▸ What you need to do:
Reproduce the listing below exactly. Pictures do not belong in the copy.

|---|

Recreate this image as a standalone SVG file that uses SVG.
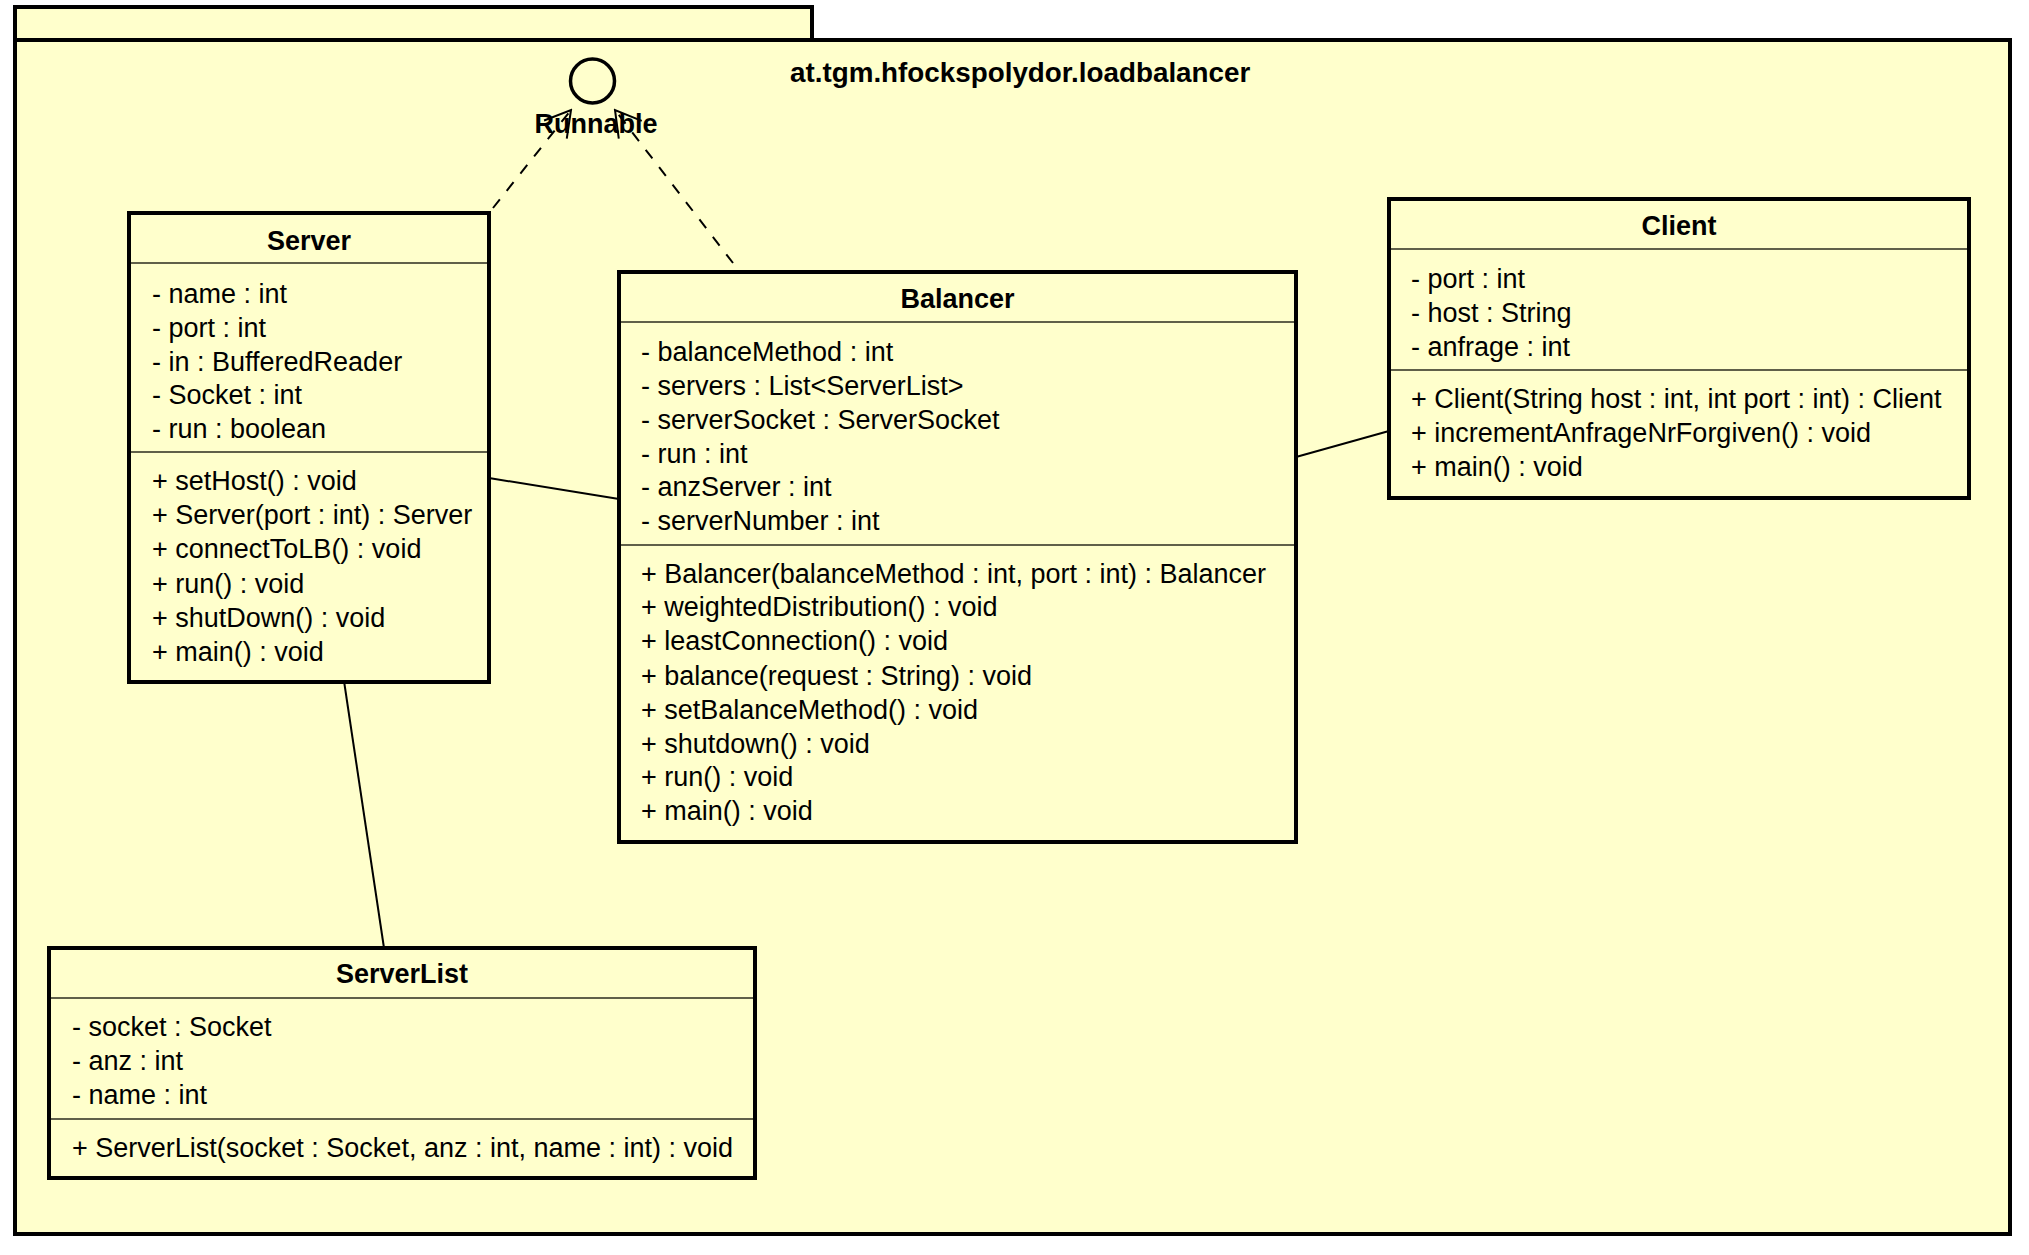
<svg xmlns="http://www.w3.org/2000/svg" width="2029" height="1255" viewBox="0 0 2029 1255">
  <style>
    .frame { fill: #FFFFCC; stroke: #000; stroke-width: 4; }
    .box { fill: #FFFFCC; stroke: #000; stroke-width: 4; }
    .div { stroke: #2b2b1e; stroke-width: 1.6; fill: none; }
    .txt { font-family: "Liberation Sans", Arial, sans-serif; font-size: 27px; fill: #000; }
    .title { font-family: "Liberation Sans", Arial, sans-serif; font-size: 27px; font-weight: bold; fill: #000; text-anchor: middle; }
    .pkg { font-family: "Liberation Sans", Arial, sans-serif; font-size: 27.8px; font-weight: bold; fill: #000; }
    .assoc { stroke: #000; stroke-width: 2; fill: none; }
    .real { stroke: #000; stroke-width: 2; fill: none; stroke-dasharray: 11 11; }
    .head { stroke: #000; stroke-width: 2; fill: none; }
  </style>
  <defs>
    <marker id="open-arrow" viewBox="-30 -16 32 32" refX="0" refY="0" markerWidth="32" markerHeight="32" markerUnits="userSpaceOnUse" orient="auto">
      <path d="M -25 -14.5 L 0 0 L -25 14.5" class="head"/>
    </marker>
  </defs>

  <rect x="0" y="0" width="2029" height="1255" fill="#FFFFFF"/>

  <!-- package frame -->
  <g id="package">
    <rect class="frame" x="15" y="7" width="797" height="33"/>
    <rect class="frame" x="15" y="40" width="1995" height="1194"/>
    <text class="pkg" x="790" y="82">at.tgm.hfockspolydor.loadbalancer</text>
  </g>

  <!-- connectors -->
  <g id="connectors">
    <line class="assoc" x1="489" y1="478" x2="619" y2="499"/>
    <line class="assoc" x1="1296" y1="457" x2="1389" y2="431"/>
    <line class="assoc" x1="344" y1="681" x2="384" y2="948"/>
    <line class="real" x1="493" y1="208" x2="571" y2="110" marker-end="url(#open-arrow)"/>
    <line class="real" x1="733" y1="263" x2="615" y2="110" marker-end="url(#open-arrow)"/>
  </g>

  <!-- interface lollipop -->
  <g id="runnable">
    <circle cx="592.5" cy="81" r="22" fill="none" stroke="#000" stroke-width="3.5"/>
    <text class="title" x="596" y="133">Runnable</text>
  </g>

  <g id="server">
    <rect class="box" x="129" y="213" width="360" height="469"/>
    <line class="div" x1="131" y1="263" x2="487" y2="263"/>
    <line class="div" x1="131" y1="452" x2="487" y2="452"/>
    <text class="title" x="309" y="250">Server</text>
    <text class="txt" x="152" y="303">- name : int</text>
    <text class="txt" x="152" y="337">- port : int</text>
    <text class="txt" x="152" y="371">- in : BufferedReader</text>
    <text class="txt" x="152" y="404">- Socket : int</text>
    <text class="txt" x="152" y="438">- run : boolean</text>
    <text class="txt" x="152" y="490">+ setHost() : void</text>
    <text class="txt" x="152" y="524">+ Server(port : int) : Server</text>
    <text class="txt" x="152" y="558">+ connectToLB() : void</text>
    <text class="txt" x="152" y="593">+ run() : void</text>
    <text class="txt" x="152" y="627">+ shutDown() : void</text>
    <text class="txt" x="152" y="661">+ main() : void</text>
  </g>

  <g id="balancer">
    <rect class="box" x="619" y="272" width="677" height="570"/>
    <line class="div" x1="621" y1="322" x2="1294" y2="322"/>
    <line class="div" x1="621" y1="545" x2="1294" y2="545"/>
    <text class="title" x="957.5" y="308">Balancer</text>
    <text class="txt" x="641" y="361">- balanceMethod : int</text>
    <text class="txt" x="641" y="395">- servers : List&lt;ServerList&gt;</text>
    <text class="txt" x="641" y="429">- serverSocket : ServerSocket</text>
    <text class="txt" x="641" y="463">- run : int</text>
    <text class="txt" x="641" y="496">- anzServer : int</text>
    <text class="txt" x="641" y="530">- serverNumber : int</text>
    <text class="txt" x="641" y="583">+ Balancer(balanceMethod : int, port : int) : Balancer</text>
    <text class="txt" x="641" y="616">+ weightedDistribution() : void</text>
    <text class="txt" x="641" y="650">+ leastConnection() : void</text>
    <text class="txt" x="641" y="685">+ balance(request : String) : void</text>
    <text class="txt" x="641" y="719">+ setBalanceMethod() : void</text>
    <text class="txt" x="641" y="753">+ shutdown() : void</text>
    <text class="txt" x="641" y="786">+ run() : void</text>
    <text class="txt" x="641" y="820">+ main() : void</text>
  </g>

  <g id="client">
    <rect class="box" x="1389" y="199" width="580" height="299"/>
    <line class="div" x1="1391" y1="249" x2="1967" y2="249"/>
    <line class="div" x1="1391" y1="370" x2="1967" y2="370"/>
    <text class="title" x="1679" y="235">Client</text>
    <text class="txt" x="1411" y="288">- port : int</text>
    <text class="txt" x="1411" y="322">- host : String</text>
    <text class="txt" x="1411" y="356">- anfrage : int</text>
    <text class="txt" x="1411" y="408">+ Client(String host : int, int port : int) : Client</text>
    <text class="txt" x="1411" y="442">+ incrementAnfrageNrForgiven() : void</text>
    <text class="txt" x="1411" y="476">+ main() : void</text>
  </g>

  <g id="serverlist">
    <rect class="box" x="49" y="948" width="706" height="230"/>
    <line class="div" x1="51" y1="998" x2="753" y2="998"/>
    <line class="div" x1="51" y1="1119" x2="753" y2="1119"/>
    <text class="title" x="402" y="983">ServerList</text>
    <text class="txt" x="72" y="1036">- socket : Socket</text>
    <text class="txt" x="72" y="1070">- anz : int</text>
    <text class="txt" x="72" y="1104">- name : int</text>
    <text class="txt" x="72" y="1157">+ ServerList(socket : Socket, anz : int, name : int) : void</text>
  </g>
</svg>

|---|

▸ Answer to the problem:
Recreate this image as a standalone SVG file that uses SVG.
<svg xmlns="http://www.w3.org/2000/svg" width="2029" height="1255" viewBox="0 0 2029 1255">
  <style>
    .frame { fill: #FFFFCC; stroke: #000; stroke-width: 4; }
    .box { fill: #FFFFCC; stroke: #000; stroke-width: 4; }
    .div { stroke: #2b2b1e; stroke-width: 1.6; fill: none; }
    .txt { font-family: "Liberation Sans", Arial, sans-serif; font-size: 27px; fill: #000; }
    .title { font-family: "Liberation Sans", Arial, sans-serif; font-size: 27px; font-weight: bold; fill: #000; text-anchor: middle; }
    .pkg { font-family: "Liberation Sans", Arial, sans-serif; font-size: 27.8px; font-weight: bold; fill: #000; }
    .assoc { stroke: #000; stroke-width: 2; fill: none; }
    .real { stroke: #000; stroke-width: 2; fill: none; stroke-dasharray: 11 11; }
    .head { stroke: #000; stroke-width: 2; fill: none; }
  </style>
  <defs>
    <marker id="open-arrow" viewBox="-30 -16 32 32" refX="0" refY="0" markerWidth="32" markerHeight="32" markerUnits="userSpaceOnUse" orient="auto">
      <path d="M -25 -14.5 L 0 0 L -25 14.5" class="head"/>
    </marker>
  </defs>

  <rect x="0" y="0" width="2029" height="1255" fill="#FFFFFF"/>

  <!-- package frame -->
  <g id="package">
    <rect class="frame" x="15" y="7" width="797" height="33"/>
    <rect class="frame" x="15" y="40" width="1995" height="1194"/>
    <text class="pkg" x="790" y="82">at.tgm.hfockspolydor.loadbalancer</text>
  </g>

  <!-- connectors -->
  <g id="connectors">
    <line class="assoc" x1="489" y1="478" x2="619" y2="499"/>
    <line class="assoc" x1="1296" y1="457" x2="1389" y2="431"/>
    <line class="assoc" x1="344" y1="681" x2="384" y2="948"/>
    <line class="real" x1="493" y1="208" x2="571" y2="110" marker-end="url(#open-arrow)"/>
    <line class="real" x1="733" y1="263" x2="615" y2="110" marker-end="url(#open-arrow)"/>
  </g>

  <!-- interface lollipop -->
  <g id="runnable">
    <circle cx="592.5" cy="81" r="22" fill="none" stroke="#000" stroke-width="3.5"/>
    <text class="title" x="596" y="133">Runnable</text>
  </g>

  <g id="server">
    <rect class="box" x="129" y="213" width="360" height="469"/>
    <line class="div" x1="131" y1="263" x2="487" y2="263"/>
    <line class="div" x1="131" y1="452" x2="487" y2="452"/>
    <text class="title" x="309" y="250">Server</text>
    <text class="txt" x="152" y="303">- name : int</text>
    <text class="txt" x="152" y="337">- port : int</text>
    <text class="txt" x="152" y="371">- in : BufferedReader</text>
    <text class="txt" x="152" y="404">- Socket : int</text>
    <text class="txt" x="152" y="438">- run : boolean</text>
    <text class="txt" x="152" y="490">+ setHost() : void</text>
    <text class="txt" x="152" y="524">+ Server(port : int) : Server</text>
    <text class="txt" x="152" y="558">+ connectToLB() : void</text>
    <text class="txt" x="152" y="593">+ run() : void</text>
    <text class="txt" x="152" y="627">+ shutDown() : void</text>
    <text class="txt" x="152" y="661">+ main() : void</text>
  </g>

  <g id="balancer">
    <rect class="box" x="619" y="272" width="677" height="570"/>
    <line class="div" x1="621" y1="322" x2="1294" y2="322"/>
    <line class="div" x1="621" y1="545" x2="1294" y2="545"/>
    <text class="title" x="957.5" y="308">Balancer</text>
    <text class="txt" x="641" y="361">- balanceMethod : int</text>
    <text class="txt" x="641" y="395">- servers : List&lt;ServerList&gt;</text>
    <text class="txt" x="641" y="429">- serverSocket : ServerSocket</text>
    <text class="txt" x="641" y="463">- run : int</text>
    <text class="txt" x="641" y="496">- anzServer : int</text>
    <text class="txt" x="641" y="530">- serverNumber : int</text>
    <text class="txt" x="641" y="583">+ Balancer(balanceMethod : int, port : int) : Balancer</text>
    <text class="txt" x="641" y="616">+ weightedDistribution() : void</text>
    <text class="txt" x="641" y="650">+ leastConnection() : void</text>
    <text class="txt" x="641" y="685">+ balance(request : String) : void</text>
    <text class="txt" x="641" y="719">+ setBalanceMethod() : void</text>
    <text class="txt" x="641" y="753">+ shutdown() : void</text>
    <text class="txt" x="641" y="786">+ run() : void</text>
    <text class="txt" x="641" y="820">+ main() : void</text>
  </g>

  <g id="client">
    <rect class="box" x="1389" y="199" width="580" height="299"/>
    <line class="div" x1="1391" y1="249" x2="1967" y2="249"/>
    <line class="div" x1="1391" y1="370" x2="1967" y2="370"/>
    <text class="title" x="1679" y="235">Client</text>
    <text class="txt" x="1411" y="288">- port : int</text>
    <text class="txt" x="1411" y="322">- host : String</text>
    <text class="txt" x="1411" y="356">- anfrage : int</text>
    <text class="txt" x="1411" y="408">+ Client(String host : int, int port : int) : Client</text>
    <text class="txt" x="1411" y="442">+ incrementAnfrageNrForgiven() : void</text>
    <text class="txt" x="1411" y="476">+ main() : void</text>
  </g>

  <g id="serverlist">
    <rect class="box" x="49" y="948" width="706" height="230"/>
    <line class="div" x1="51" y1="998" x2="753" y2="998"/>
    <line class="div" x1="51" y1="1119" x2="753" y2="1119"/>
    <text class="title" x="402" y="983">ServerList</text>
    <text class="txt" x="72" y="1036">- socket : Socket</text>
    <text class="txt" x="72" y="1070">- anz : int</text>
    <text class="txt" x="72" y="1104">- name : int</text>
    <text class="txt" x="72" y="1157">+ ServerList(socket : Socket, anz : int, name : int) : void</text>
  </g>
</svg>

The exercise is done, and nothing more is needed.